子ども時代にケアを受けても…中年期にこそ深まる孤立

引きこもる男性

※イメージです

 東京メトロ門前仲町駅を降り、下町風情が残る街並みを歩いて2~3分。近隣の飲食店やカフェに溶け込むように、鏡張りで開放感あるおしゃれな佇まいを見せるのが、(社会福祉法人子供の家)「ながれる」だ。  ここは児童養護施設や里親家庭など、社会的な「ケア」を受けた「後」に行き詰まった人をサポートしてきた「ゆずりは」が新しく構えた拠点。  社会的なケアを受けたのであれば問題ないだろう――。そんな世間の思い込みとは裏腹に、ケアを受けた当事者たちの苦悩は、年齢を重ねてなお消えることはない。むしろ中年になることで「支援は若者が受けるべき」という先入観や、年齢制限を設けたNPO法人に断られるケースも増え、余計に息苦しい思いをする当事者も多い。  筆者が過去に取材した被虐待者の例を挙げると、次のようなケースがあった。 ・仕事で上司に怒られた際、幼少期に親から暴言を吐かれた光景がフラッシュバックして、過呼吸や対人恐怖症を発症して休職にいたる。 ・経済的に頼れる親元がいないため、常に『お金を稼がないと生活が破綻する』という緊張状態を抱え続けた結果、心身を消耗して鬱状態になる。 ・幼少期に長期的に虐げられてきたことで、PTSD(心的外傷後ストレス障害)を患うなど、そもそも働けずに生活保護を受給している。  実生活につまずきやすいこうした状況は、虐待の渦中を抜けてもなお変わることはない。

極限状態で助けを求めてくる当事者たち

高橋亜美さん 事実、高橋さんが所長を務める2つの拠点では、10代から60代まで幅広い年齢層からSOSが届く。年間300人近い当事者から相談が寄せられるなか、彼らはどのような状況に陥っているのか。 「『お金がなくて万引きして捕まった』『自殺未遂して救急車で運ばれた』『家賃を何か月も滞納している』『妊娠5か月だけど中絶したい』――。私たちのもとには、生活が破綻する寸前で助けを求める声が、日夜届きます。 相談者の置かれている状況は三者三様ですが、共通して『ギリギリまでSOSを発信しない』という傾向があります。一見、もっと早く助けを求めるべきだろうと思いがちですが、虐待を受けた当事者は『自身がいま切羽詰まった状況にある』と認知できていない場合も多々あります」  側から見れば、なぜ相談者は「極限に近い状態まで声をあげないのか」と率直な疑問が浮かぶ。
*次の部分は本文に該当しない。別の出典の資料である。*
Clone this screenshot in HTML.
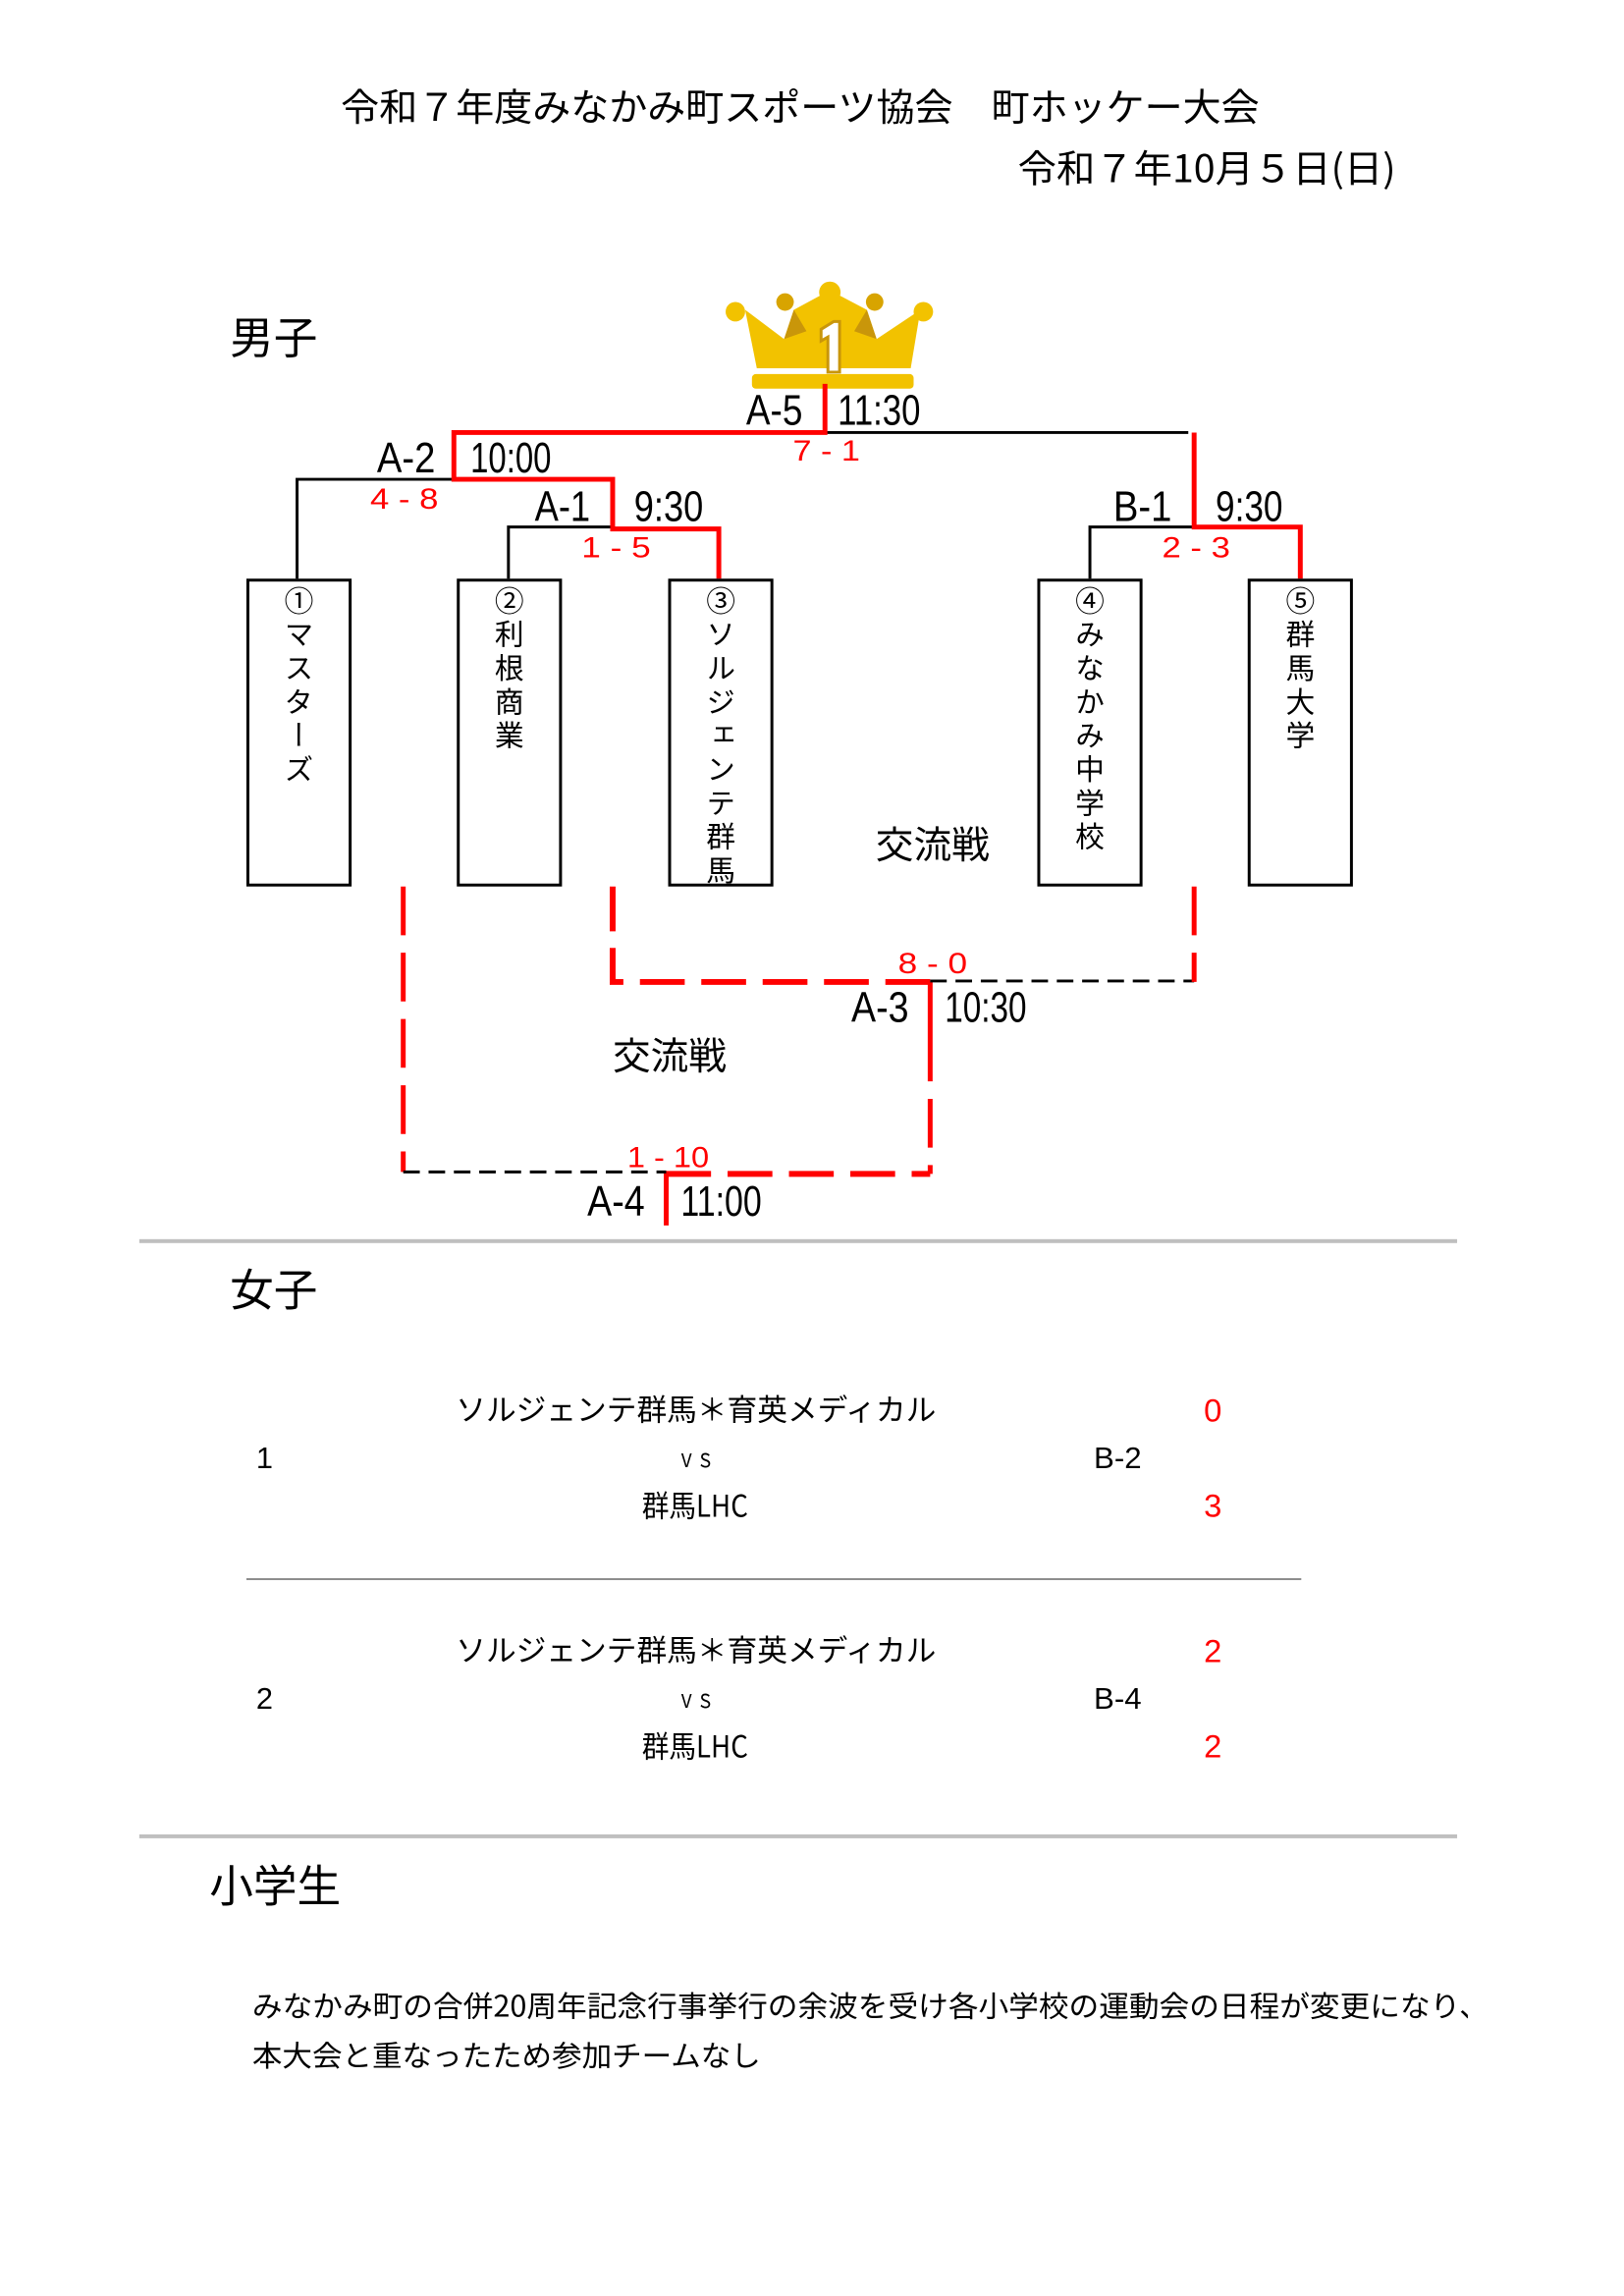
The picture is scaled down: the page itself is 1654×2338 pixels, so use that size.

しかし幼少期から虐げられ、大人や社会に対して警戒心や不信感を抱いてきた当事者にとって、SOSを求めるハードルは高いという。 「親の暴力をはじめ壮絶な家庭環境で育ってきた当事者は、つらい状況を直視したくないがために、感覚を鈍感にして思春期を過ごしてきた人が多い。言い換えれば、自分が置かれているつらい状況を否認することで、かろうじて正気を保ってきた。あるいは周りが誰も助けてくれない状況で、なんとか自分で生きながらえてきた人が多いです。 そうした処世術を身につけて、大人になった被虐待者の方々は、状況の深刻さに反して、『まだ頑張れる』『なんとかなるはず』と現状を先送りにしがちなのです。心身にダメージが出ているにもかかわらず、その兆候を押し殺して生活を続けることで、無理がたたって一気に崩れてしまうケースは多いです」  あるいは一度、行政に助けを求めたものの、結局うまく支援に結び付かず、傷ついた過去がある当事者も多いという。